All the available companions are immediately accessible at the start of the expansion pack, but there's a number of factors you should consider when assembling your party. While you can switch companions during the course of the expansion pack, they'll never start with more than their initial number of experience points (2.5 million for new characters), making it less and less viable to switch companions as you progress into the game because the substitutes will be increasingly underpowered.
If you initiated a romance in the original game and want to continue it, you'll naturally have to add your mate to the party. It's also more important to have strong melee fighters in your party than it was in the original game. Since most enemies in the expansion pack are strongly resistant to magic, you must have a number of characters in your party who can deliver devastating physical attacks. The ability to wear armor is less important than the ability to mete out melee damage.
In fact, armor class is almost irrelevant in the expansion pack, since most of the enemies you'll meet will be equipped with magical weapons or be high enough in level to easily hit even the most heavily armored character. You'll have great problems getting through the expansion pack, however, without having at least three fighter-class characters (fighter, paladin, or ranger) and one other character that is at least a decent hand-to-hand fighter (a cleric or a well-equipped druid or thief). Mages can rout a battle in seconds, but you must consistently rely upon your fighters to bludgeon opponents.
You also need at least one, and preferably two, characters capable of casting mage spells. Even if one of those characters is a multiclassed character or a bard and therefore can't cast the most powerful mage spells, you must have party members that can cast breach and pierce magic spells (or use wands of spell-striking) to handle the high-level enemy mages you'll frequently encounter.
You'll also need at least one cleric or druid for access to healing spells, although there are plenty of potions of healing available for purchase or that can be acquired as booty from your fallen opponents. While many players rely on clerics and druids primarily for their healing spells, both character classes have useful offensive capabilities in the expansion pack. Druids can summon elemental princes, which are incredibly powerful allies, as well as cast insect swarm spells to confound enemy spell-casters. Clerics have access to holy smite, one of the best spells in the game, in addition to a variety of useful summoning spells and can instantly destroy some of the powerful undead creatures you'll meet in the game.
Thieves are surprisingly badly represented among your available companions. Only three possible companions have thief abilities: Jan, Imoen, and Nalia. Nalia's skills are too limited to be relied upon without magical assistance, and Imoen's aren't significantly better.
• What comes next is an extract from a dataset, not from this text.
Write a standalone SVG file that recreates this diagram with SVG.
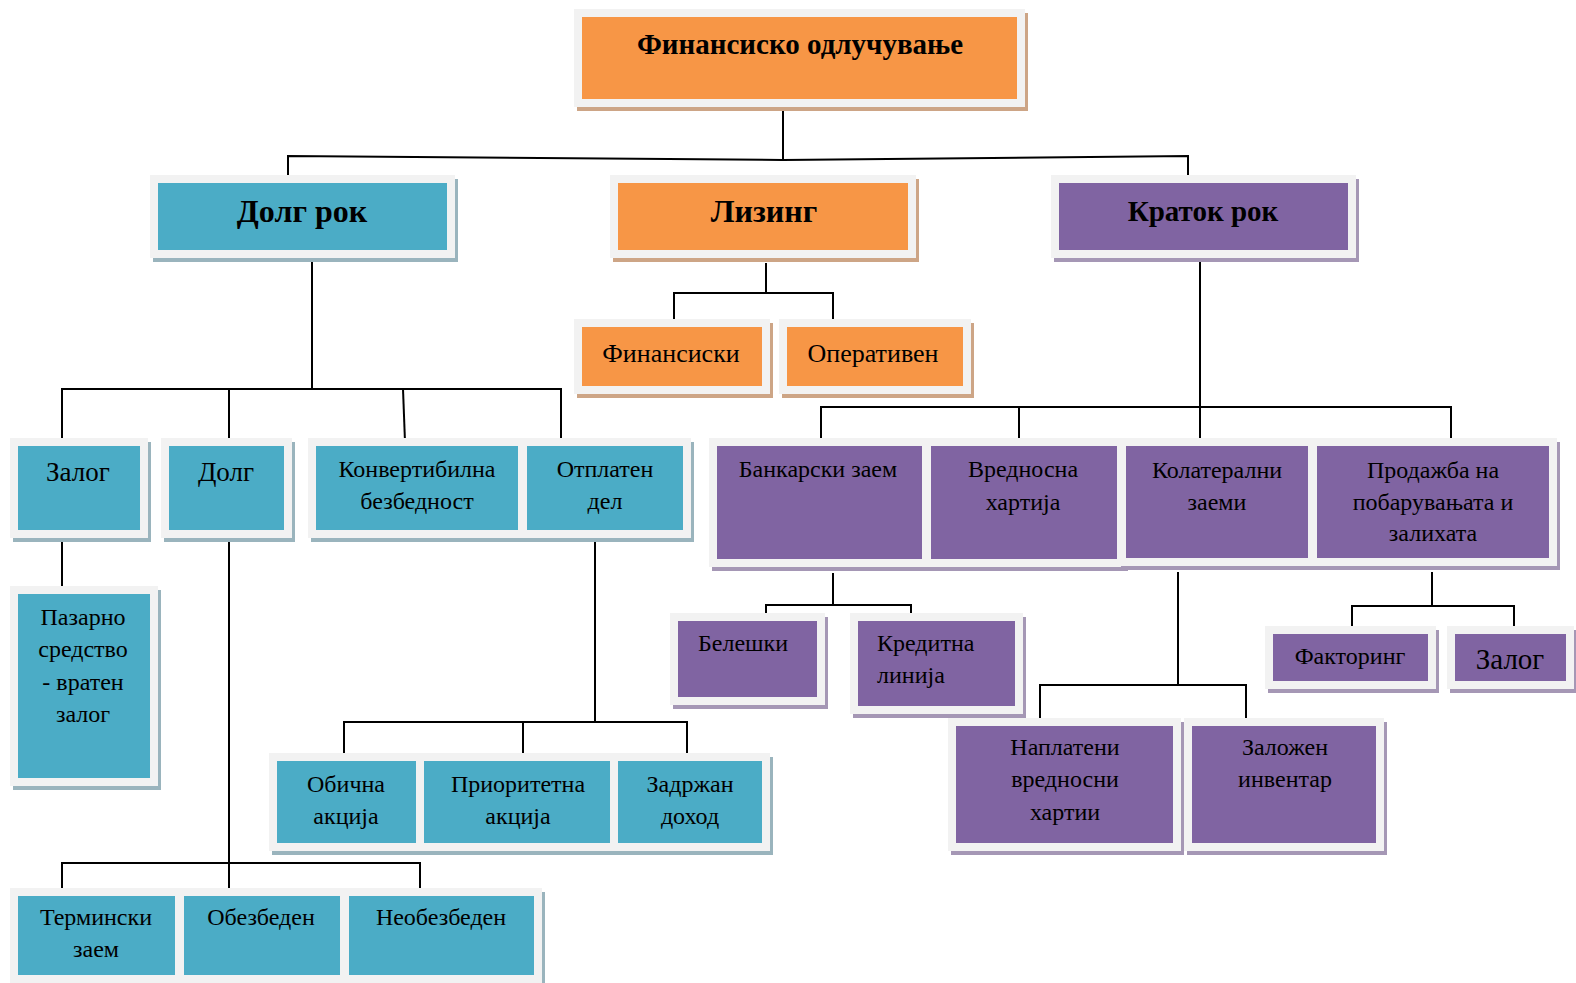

Jan is the only companion that can gain additional thieving skills and yet, as a multiclassed character, Jan will never be as formidable a spellcaster as Imoen or Nalia. Of those three, unless your main character has thieving abilities, Imoen is the best choice, since her abilities will be sufficient with a little magical assistance. Since you should have plenty of characters with second-level priest spells, you can consistently cast find traps and use Imoen to disarm them with her skills supplemented by potions of perception if needed. While you need a character with at least rudimentary thieving skills, and thieves can be very powerful with their new ability to set enhanced traps, they are probably the least necessary character class for the expansion pack.